In our investigation, we conducted a rigorous two-sample MR analysis, utilizing data from extensive GWAS cohorts that have been made publicly available[24]. By incorporating a large cohort of approximately 486601 individuals, we significantly bolstered the statistical power of our analysis. Our results are anchored in genetic instrumental variables, and we employed a diverse suite of MR techniques to infer causal relationships. The consistency of our findings was maintained, and they appeared to be robust against horizontal pleiotropy and other potential confounders. However, our study does have its limitations. A significant one is the potential incomplete assessment of horizontal pleiotropy, an issue that persists despite our execution of multiple sensitivity analyses. Moreover, the lack of individual-level data precludes us from conducting more nuanced stratified analyses, which could account for variables such as the average age, health status, and socio-environmental factors of the participants. This limitation may introduce bias into our MR estimates, affecting the precision of our conclusions. Additionally, our research was conducted using data from a European database, which raises questions about the generalizability of our findings to other ethnic groups. This could limit the broader applicability of our results to diverse populations. Lastly, while our study provides preliminary evidence of a relationship between immune cells and IBS, it is essential to note that further research is required. Additional basic experimental research and clinical trials are necessary to validate our hypotheses and to expand upon the implications of our findings for the understanding and treatment of IBS. In summary, our MR analysis has contributed valuable insights into the potential causal links between genetic factors, immune cell activity, and IBS. While our results are robust and consistent, they must be interpreted within the context of the study's limitations.
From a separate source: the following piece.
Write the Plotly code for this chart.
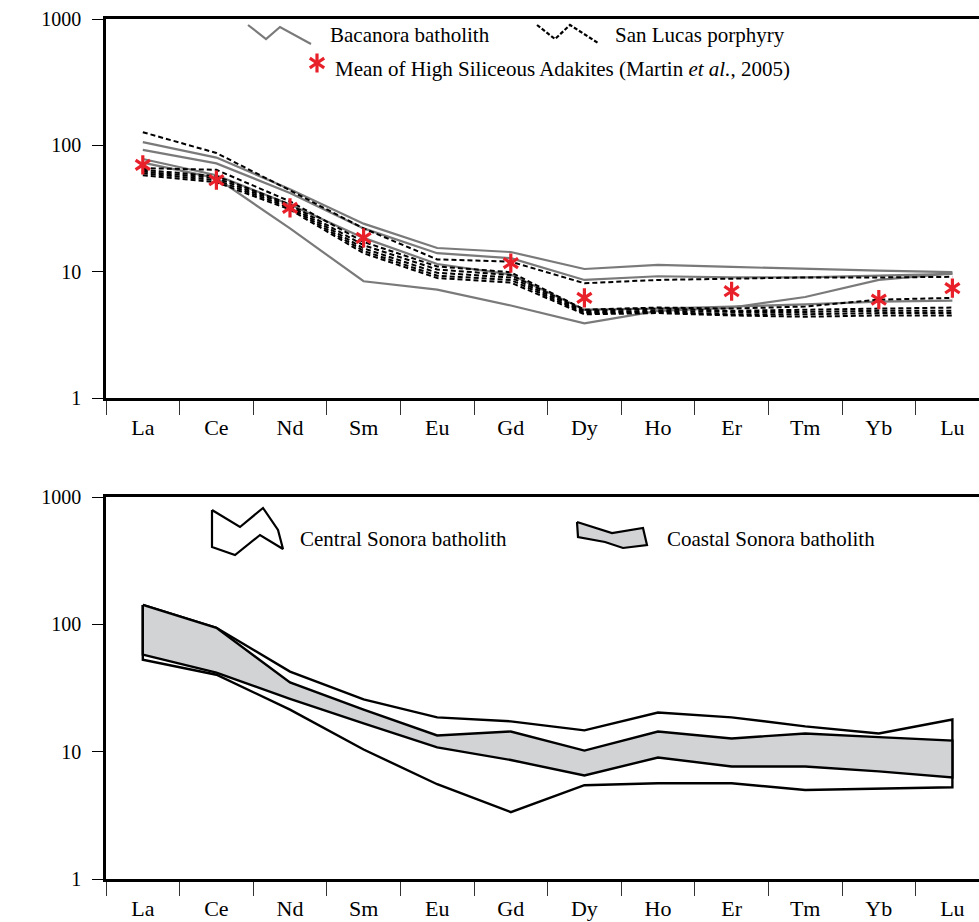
import plotly.graph_objects as go

# ---------------- data ----------------
categories = ["La", "Ce", "Nd", "Sm", "Eu", "Gd", "Dy", "Ho", "Er", "Tm", "Yb", "Lu"]

# Bacanora batholith (grey solid lines)
bacanora_1 = [106, 80, 45, 24, 15.4, 14.3, 10.5, 11.3, 10.9, 10.5, 10.2, 9.9]
bacanora_2 = [92, 72, 42, 22, 14.0, 12.8, 8.6, 9.2, 9.0, 9.0, 9.3, 9.6]
bacanora_3 = [78, 58, 34, 18.5, 11.5, 9.5, 5.0, 5.1, 5.3, 5.5, 5.8, 5.9]
bacanora_4 = [73, 55, 22, 8.4, 7.2, 5.4, 3.9, 4.9, 5.2, 6.3, 8.6, 9.7]

# San Lucas porphyry (black dashed lines)
san_lucas_1 = [127, 87, 44, 22, 12.5, 12.0, 8.1, 8.6, 8.8, 9.0, 9.0, 9.1]
san_lucas_2 = [66, 64, 36, 17.2, 11.0, 9.9, 5.0, 5.2, 5.1, 5.3, 6.0, 6.2]
san_lucas_3 = [64, 57, 34, 16.2, 10.4, 9.4, 4.9, 5.1, 4.9, 5.0, 5.1, 5.2]
san_lucas_4 = [62, 55, 33, 15.3, 9.8, 9.0, 4.8, 4.9, 4.8, 4.8, 4.9, 4.9]
san_lucas_5 = [60, 53, 32, 14.6, 9.3, 8.6, 4.7, 4.8, 4.6, 4.6, 4.7, 4.7]
san_lucas_6 = [58, 51, 31, 14.0, 8.9, 8.2, 4.6, 4.7, 4.5, 4.4, 4.5, 4.5]

# Mean of High Siliceous Adakites (Martin et al., 2005)
hsa_mean = [70, 53, 32, 18.5, None, 11.7, 6.2, None, 7.0, None, 6.0, 7.4]

# Central Sonora batholith envelope
central_upper = [142, 94, 42.5, 25.7, 18.6, 17.3, 14.7, 20.3, 18.6, 15.8, 13.9, 17.9]
central_lower = [52.7, 40.2, 21.4, 10.4, 5.55, 3.35, 5.45, 5.65, 5.65, 5.0, 5.15, 5.25]

# Coastal Sonora batholith envelope
coastal_upper = [142, 94, 35, 21.4, 13.4, 14.4, 10.2, 14.4, 12.7, 13.9, 13.0, 12.2]
coastal_lower = [57.8, 41.7, 26.0, 16.7, 10.8, 8.6, 6.5, 9.0, 7.65, 7.65, 7.0, 6.27]

y_tickvals = [1, 10, 100, 1000]
y_ticktext = ["1", "10", "100", "1000"]

# ---------------- styles ----------------
FONT = "Liberation Serif"
GREY = "#7a7a7a"
RED = "#e8202a"
FILL_GREY = "#d1d3d5"

W, H = 979, 922
ML, MR, MT, MB = 106, 0, 19, 43
PW, PH = W - ML - MR, H - MT - MB

def dom_y(top_px, bottom_px):
    return [(H - MB - bottom_px) / PH, (H - MB - top_px) / PH]

fig = go.Figure()

# ---------- top panel ----------
for s in [bacanora_1, bacanora_2, bacanora_3, bacanora_4]:
    fig.add_trace(go.Scatter(x=categories, y=s, mode="lines",
                             line=dict(color=GREY, width=2.2),
                             showlegend=False, xaxis="x", yaxis="y"))
for s in [san_lucas_1, san_lucas_2, san_lucas_3, san_lucas_4, san_lucas_5, san_lucas_6]:
    fig.add_trace(go.Scatter(x=categories, y=s, mode="lines",
                             line=dict(color="black", width=2.0, dash="5px,3px"),
                             showlegend=False, xaxis="x", yaxis="y"))
for sym in ["y-up", "y-down"]:
    fig.add_trace(go.Scatter(x=categories, y=hsa_mean, mode="markers",
                             marker=dict(symbol=sym, size=12,
                                         line=dict(color=RED, width=3.2)),
                             showlegend=False, xaxis="x", yaxis="y",
                             cliponaxis=False))

# ---------- bottom panel ----------
poly_x = categories + categories[::-1] + [categories[0]]
fig.add_trace(go.Scatter(x=poly_x, y=central_upper + central_lower[::-1] + [central_upper[0]],
                         mode="lines", fill="toself", fillcolor="white",
                         line=dict(color="black", width=2.4),
                         showlegend=False, xaxis="x2", yaxis="y2"))
fig.add_trace(go.Scatter(x=poly_x, y=coastal_upper + coastal_lower[::-1] + [coastal_upper[0]],
                         mode="lines", fill="toself", fillcolor=FILL_GREY,
                         line=dict(color="black", width=2.4),
                         showlegend=False, xaxis="x2", yaxis="y2"))

# ---------- legend decorations on a pixel-space axis spanning the whole plot area ----------
def px_trace(xs, ys, **kw):
    fig.add_trace(go.Scatter(x=xs, y=ys, xaxis="x3", yaxis="y3",
                             showlegend=False, cliponaxis=False,
                             hoverinfo="skip", **kw))

px_trace([248, 266, 280, 311], [25, 39, 27, 44], mode="lines",
         line=dict(color=GREY, width=2.2))
px_trace([537, 555, 570, 598], [25, 39, 25, 43], mode="lines",
         line=dict(color="black", width=2.2, dash="4px,2px"))
for sym in ["y-up", "y-down"]:
    px_trace([317], [63], mode="markers",
             marker=dict(symbol=sym, size=12, line=dict(color=RED, width=3.2)))
px_trace([212, 240, 263, 278, 283, 260, 235, 212, 212],
         [510, 527, 508, 530, 549, 535, 555, 547, 510],
         mode="lines", fill="toself", fillcolor="white",
         line=dict(color="black", width=2.2))
px_trace([577, 612, 643, 647, 623, 605, 578, 577],
         [522, 533, 528, 545, 548, 542, 537, 522],
         mode="lines", fill="toself", fillcolor=FILL_GREY,
         line=dict(color="black", width=2.2))

def txt(x, y, s, size=21):
    return dict(x=x, y=y, xref="x3", yref="y3", text=s, showarrow=False,
                xanchor="left", yanchor="middle",
                font=dict(family=FONT, size=size, color="black"))

annotations = [
    txt(328, 35, "Bacanora batholith"),
    txt(613, 35, "San Lucas porphyry"),
    txt(333, 69, "Mean of High Siliceous Adakites (Martin <i>et al.</i>, 2005)"),
    txt(298, 539, "Central Sonora batholith"),
    txt(665, 539, "Coastal Sonora batholith"),
]
for yc in [172, 660]:
    annotations.append(dict(x=24, y=yc, xref="x3", yref="y3", text="sample/chondrite",
                            showarrow=False, textangle=-90, xanchor="center",
                            yanchor="middle",
                            font=dict(family=FONT, size=20, color="black")))

# ---------- axes ----------
xcommon = dict(type="category", categoryorder="array", categoryarray=categories,
               range=[-0.5, -0.5 + PW / 73.6], showline=True, linewidth=2.5,
               linecolor="black", mirror=True, ticks="outside", tickson="boundaries",
               ticklen=14, tickwidth=1.3, tickcolor="#333", ticklabelstandoff=8,
               showgrid=False, zeroline=False,
               tickfont=dict(family=FONT, size=22, color="black"))
ycommon = dict(type="log", range=[0, 3], tickvals=y_tickvals, ticktext=y_ticktext,
               showline=True, linewidth=2.5, linecolor="black", mirror=False,
               ticks="outside", ticklen=11, tickwidth=1.3, tickcolor="black",
               ticklabelstandoff=7,
               showgrid=False, zeroline=False,
               tickfont=dict(family=FONT, size=20, color="black"))

fig.update_layout(
    width=W, height=H,
    margin=dict(l=ML, r=MR, t=MT, b=MB),
    paper_bgcolor="white", plot_bgcolor="rgba(0,0,0,0)",
    showlegend=False,
    xaxis=dict(domain=[0, 1], anchor="y", **xcommon),
    yaxis=dict(domain=dom_y(19, 398), anchor="x", **ycommon),
    xaxis2=dict(domain=[0, 1], anchor="y2", **xcommon),
    yaxis2=dict(domain=dom_y(497, 879), anchor="x2", **ycommon),
    xaxis3=dict(domain=[0, 1], range=[ML, W], anchor="y3",
                visible=False, fixedrange=True),
    yaxis3=dict(domain=[0, 1], range=[H - MB, MT], anchor="x3",
                visible=False, fixedrange=True),
    annotations=annotations,
)

fig.write_html("out.html")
Future research should aim to address these limitations and to build upon the foundation laid by our investigation to advance the field and improve the lives of those affected by IBS.
CONCLUSION
In summary, our research has undertaken an extensive examination of four key immune-related traits—MFI, RC, AC, and MP—employing bidirectional MR to elucidate the complex interplay between these factors and IBS. Our findings have established a causal nexus between IBS and a spectrum of 30 immune phenotypes, with nine demonstrating a protective effect against the condition and 21 being correlated with an elevated susceptibility.
This study has not only unveiled the intricate relationship between the immune system and IBS but has also significantly mitigated the impact of confounding variables, reverse causation, and other potential biases. These insights may herald a paradigm shift in our comprehension of the biological underpinnings of IBS, potentially leading to the formulation of more efficacious preventative measures and therapeutic strategies.
While our work has shed light on the genetic interplay between the immune system and IBS, the specific pathways and mechanisms that underlie these observed causal associations warrant further exploration. By delving deeper into these connections, we aim to refine our understanding and potentially illuminate targeted avenues for the clinical management and prevention of IBS.
The implications of our findings are far-reaching, promising to reshape the landscape of IBS research and practice. By harnessing this newfound knowledge, we can envision a future where the diagnosis, treatment, and day-to-day management of IBS are informed by a more nuanced appreciation of the immune system's role in the condition's etiology. This represents a significant step forward in our ongoing quest to alleviate the burden of IBS for patients and to enhance their quality of life.